## [Dataset records]
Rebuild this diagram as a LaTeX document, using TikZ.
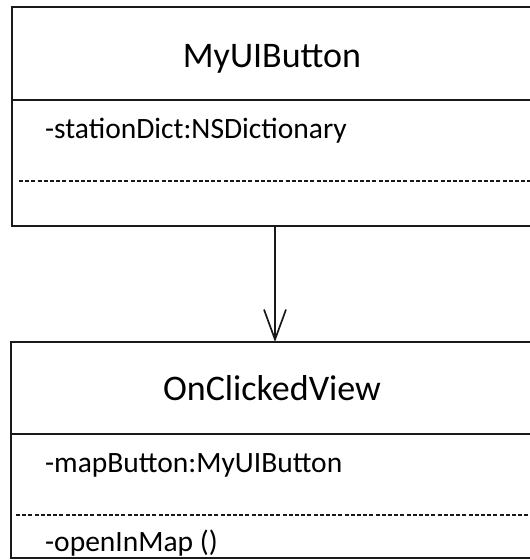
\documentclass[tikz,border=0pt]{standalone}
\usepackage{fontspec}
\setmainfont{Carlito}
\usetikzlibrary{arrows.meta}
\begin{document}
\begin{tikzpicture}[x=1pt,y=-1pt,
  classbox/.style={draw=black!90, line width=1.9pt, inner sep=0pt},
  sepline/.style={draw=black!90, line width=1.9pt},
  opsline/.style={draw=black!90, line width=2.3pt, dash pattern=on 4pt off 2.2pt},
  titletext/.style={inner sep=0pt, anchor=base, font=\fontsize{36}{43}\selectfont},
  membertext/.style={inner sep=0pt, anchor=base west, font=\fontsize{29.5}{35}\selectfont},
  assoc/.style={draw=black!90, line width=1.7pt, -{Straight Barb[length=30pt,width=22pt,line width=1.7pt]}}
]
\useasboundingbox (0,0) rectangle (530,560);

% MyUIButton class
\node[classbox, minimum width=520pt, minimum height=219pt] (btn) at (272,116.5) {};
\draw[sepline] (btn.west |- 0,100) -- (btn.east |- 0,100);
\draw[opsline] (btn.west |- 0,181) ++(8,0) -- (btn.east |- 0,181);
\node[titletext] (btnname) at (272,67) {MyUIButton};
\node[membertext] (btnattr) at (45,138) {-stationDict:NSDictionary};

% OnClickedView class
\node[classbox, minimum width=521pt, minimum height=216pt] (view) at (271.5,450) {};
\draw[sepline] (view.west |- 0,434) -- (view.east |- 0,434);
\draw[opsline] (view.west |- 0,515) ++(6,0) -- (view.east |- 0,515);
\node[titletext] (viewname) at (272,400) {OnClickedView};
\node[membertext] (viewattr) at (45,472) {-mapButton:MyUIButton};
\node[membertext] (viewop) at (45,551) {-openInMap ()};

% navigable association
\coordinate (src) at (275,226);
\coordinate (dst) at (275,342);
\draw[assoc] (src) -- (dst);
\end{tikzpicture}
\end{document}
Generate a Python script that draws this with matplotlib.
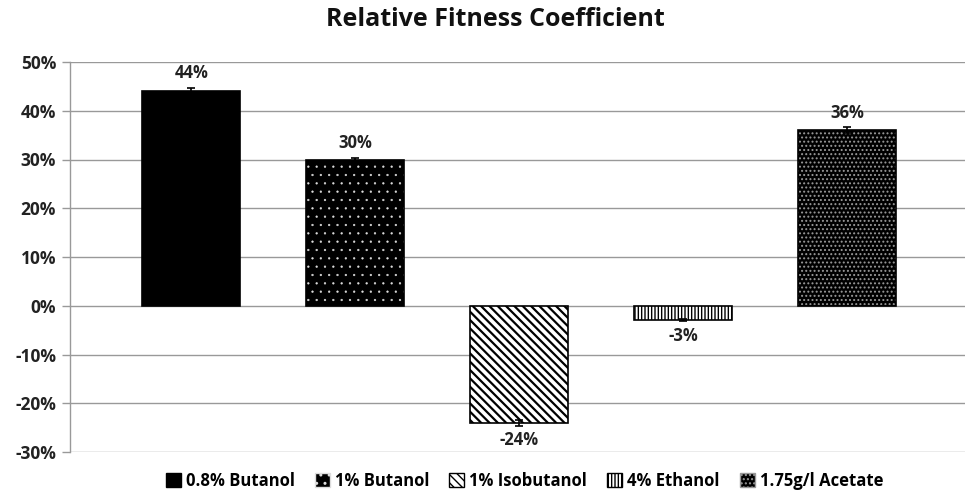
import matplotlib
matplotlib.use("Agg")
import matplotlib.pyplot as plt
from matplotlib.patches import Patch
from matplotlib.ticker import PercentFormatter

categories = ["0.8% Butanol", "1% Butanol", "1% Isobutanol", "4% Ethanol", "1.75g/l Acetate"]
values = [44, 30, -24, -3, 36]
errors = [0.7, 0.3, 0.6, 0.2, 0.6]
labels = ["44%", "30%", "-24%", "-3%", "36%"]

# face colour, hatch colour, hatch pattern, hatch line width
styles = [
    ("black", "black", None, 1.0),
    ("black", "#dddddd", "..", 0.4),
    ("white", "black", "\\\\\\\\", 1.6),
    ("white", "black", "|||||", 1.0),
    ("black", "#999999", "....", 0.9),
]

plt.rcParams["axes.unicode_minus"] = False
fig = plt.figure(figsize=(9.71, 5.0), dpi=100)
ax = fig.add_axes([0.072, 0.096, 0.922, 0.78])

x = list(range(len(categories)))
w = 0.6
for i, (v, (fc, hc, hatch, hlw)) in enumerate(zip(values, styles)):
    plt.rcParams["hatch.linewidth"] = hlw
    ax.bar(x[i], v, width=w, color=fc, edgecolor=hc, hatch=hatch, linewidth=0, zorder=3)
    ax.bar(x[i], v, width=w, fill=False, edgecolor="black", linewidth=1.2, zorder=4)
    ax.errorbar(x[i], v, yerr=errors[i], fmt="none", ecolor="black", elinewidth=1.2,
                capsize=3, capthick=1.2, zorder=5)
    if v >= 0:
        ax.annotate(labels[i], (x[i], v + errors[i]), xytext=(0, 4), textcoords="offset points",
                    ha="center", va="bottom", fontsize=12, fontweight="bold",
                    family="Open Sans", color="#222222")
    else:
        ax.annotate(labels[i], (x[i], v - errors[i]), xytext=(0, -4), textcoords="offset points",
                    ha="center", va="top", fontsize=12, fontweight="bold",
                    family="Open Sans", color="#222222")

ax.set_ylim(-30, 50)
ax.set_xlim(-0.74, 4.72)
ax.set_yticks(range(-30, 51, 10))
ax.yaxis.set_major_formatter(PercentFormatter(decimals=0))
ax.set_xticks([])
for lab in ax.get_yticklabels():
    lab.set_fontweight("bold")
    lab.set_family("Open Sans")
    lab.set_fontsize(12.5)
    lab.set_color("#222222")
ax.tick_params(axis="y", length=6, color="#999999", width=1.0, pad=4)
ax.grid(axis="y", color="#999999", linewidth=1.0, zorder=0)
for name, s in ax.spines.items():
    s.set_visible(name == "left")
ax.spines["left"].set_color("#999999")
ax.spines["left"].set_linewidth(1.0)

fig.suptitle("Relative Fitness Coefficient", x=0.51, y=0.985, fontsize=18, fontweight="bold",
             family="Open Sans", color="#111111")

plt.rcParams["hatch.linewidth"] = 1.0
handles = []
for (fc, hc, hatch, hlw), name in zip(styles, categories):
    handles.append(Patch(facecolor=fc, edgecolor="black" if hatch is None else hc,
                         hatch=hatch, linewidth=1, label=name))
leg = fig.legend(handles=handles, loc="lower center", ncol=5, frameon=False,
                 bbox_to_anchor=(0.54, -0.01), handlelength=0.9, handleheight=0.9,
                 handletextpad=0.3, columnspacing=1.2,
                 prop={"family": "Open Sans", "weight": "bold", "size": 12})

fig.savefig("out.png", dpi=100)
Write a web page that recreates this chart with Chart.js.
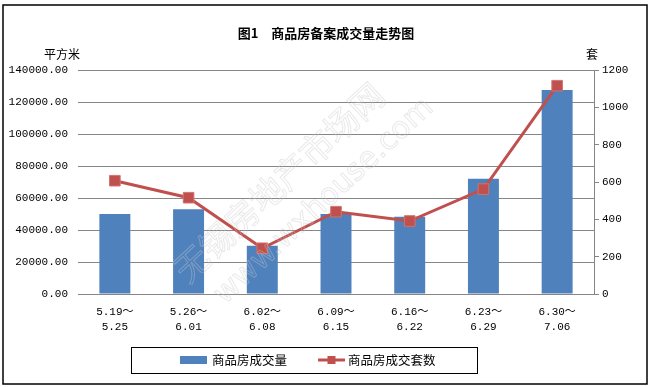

## [Challenge]
Reproduce each entry precisely, dropping only the pictures.

## [Solution to the problem]
Rebuild this diagram as a LaTeX document, using TikZ.
\documentclass[tikz,border=0pt]{standalone}
\usepackage{fontspec}
\setmainfont{Carlito}
\usetikzlibrary{arrows.meta}
\begin{document}
\begin{tikzpicture}[x=1pt,y=-1pt,
  classbox/.style={draw=black!90, line width=1.9pt, inner sep=0pt},
  sepline/.style={draw=black!90, line width=1.9pt},
  opsline/.style={draw=black!90, line width=2.3pt, dash pattern=on 4pt off 2.2pt},
  titletext/.style={inner sep=0pt, anchor=base, font=\fontsize{36}{43}\selectfont},
  membertext/.style={inner sep=0pt, anchor=base west, font=\fontsize{29.5}{35}\selectfont},
  assoc/.style={draw=black!90, line width=1.7pt, -{Straight Barb[length=30pt,width=22pt,line width=1.7pt]}}
]
\useasboundingbox (0,0) rectangle (530,560);

% MyUIButton class
\node[classbox, minimum width=520pt, minimum height=219pt] (btn) at (272,116.5) {};
\draw[sepline] (btn.west |- 0,100) -- (btn.east |- 0,100);
\draw[opsline] (btn.west |- 0,181) ++(8,0) -- (btn.east |- 0,181);
\node[titletext] (btnname) at (272,67) {MyUIButton};
\node[membertext] (btnattr) at (45,138) {-stationDict:NSDictionary};

% OnClickedView class
\node[classbox, minimum width=521pt, minimum height=216pt] (view) at (271.5,450) {};
\draw[sepline] (view.west |- 0,434) -- (view.east |- 0,434);
\draw[opsline] (view.west |- 0,515) ++(6,0) -- (view.east |- 0,515);
\node[titletext] (viewname) at (272,400) {OnClickedView};
\node[membertext] (viewattr) at (45,472) {-mapButton:MyUIButton};
\node[membertext] (viewop) at (45,551) {-openInMap ()};

% navigable association
\coordinate (src) at (275,226);
\coordinate (dst) at (275,342);
\draw[assoc] (src) -- (dst);
\end{tikzpicture}
\end{document}
Generate a Python script that draws this with matplotlib.
import matplotlib
matplotlib.use("Agg")
import matplotlib.pyplot as plt
from matplotlib.patches import Patch
from matplotlib.ticker import PercentFormatter

categories = ["0.8% Butanol", "1% Butanol", "1% Isobutanol", "4% Ethanol", "1.75g/l Acetate"]
values = [44, 30, -24, -3, 36]
errors = [0.7, 0.3, 0.6, 0.2, 0.6]
labels = ["44%", "30%", "-24%", "-3%", "36%"]

# face colour, hatch colour, hatch pattern, hatch line width
styles = [
    ("black", "black", None, 1.0),
    ("black", "#dddddd", "..", 0.4),
    ("white", "black", "\\\\\\\\", 1.6),
    ("white", "black", "|||||", 1.0),
    ("black", "#999999", "....", 0.9),
]

plt.rcParams["axes.unicode_minus"] = False
fig = plt.figure(figsize=(9.71, 5.0), dpi=100)
ax = fig.add_axes([0.072, 0.096, 0.922, 0.78])

x = list(range(len(categories)))
w = 0.6
for i, (v, (fc, hc, hatch, hlw)) in enumerate(zip(values, styles)):
    plt.rcParams["hatch.linewidth"] = hlw
    ax.bar(x[i], v, width=w, color=fc, edgecolor=hc, hatch=hatch, linewidth=0, zorder=3)
    ax.bar(x[i], v, width=w, fill=False, edgecolor="black", linewidth=1.2, zorder=4)
    ax.errorbar(x[i], v, yerr=errors[i], fmt="none", ecolor="black", elinewidth=1.2,
                capsize=3, capthick=1.2, zorder=5)
    if v >= 0:
        ax.annotate(labels[i], (x[i], v + errors[i]), xytext=(0, 4), textcoords="offset points",
                    ha="center", va="bottom", fontsize=12, fontweight="bold",
                    family="Open Sans", color="#222222")
    else:
        ax.annotate(labels[i], (x[i], v - errors[i]), xytext=(0, -4), textcoords="offset points",
                    ha="center", va="top", fontsize=12, fontweight="bold",
                    family="Open Sans", color="#222222")

ax.set_ylim(-30, 50)
ax.set_xlim(-0.74, 4.72)
ax.set_yticks(range(-30, 51, 10))
ax.yaxis.set_major_formatter(PercentFormatter(decimals=0))
ax.set_xticks([])
for lab in ax.get_yticklabels():
    lab.set_fontweight("bold")
    lab.set_family("Open Sans")
    lab.set_fontsize(12.5)
    lab.set_color("#222222")
ax.tick_params(axis="y", length=6, color="#999999", width=1.0, pad=4)
ax.grid(axis="y", color="#999999", linewidth=1.0, zorder=0)
for name, s in ax.spines.items():
    s.set_visible(name == "left")
ax.spines["left"].set_color("#999999")
ax.spines["left"].set_linewidth(1.0)

fig.suptitle("Relative Fitness Coefficient", x=0.51, y=0.985, fontsize=18, fontweight="bold",
             family="Open Sans", color="#111111")

plt.rcParams["hatch.linewidth"] = 1.0
handles = []
for (fc, hc, hatch, hlw), name in zip(styles, categories):
    handles.append(Patch(facecolor=fc, edgecolor="black" if hatch is None else hc,
                         hatch=hatch, linewidth=1, label=name))
leg = fig.legend(handles=handles, loc="lower center", ncol=5, frameon=False,
                 bbox_to_anchor=(0.54, -0.01), handlelength=0.9, handleheight=0.9,
                 handletextpad=0.3, columnspacing=1.2,
                 prop={"family": "Open Sans", "weight": "bold", "size": 12})

fig.savefig("out.png", dpi=100)
Write a web page that recreates this chart with Chart.js.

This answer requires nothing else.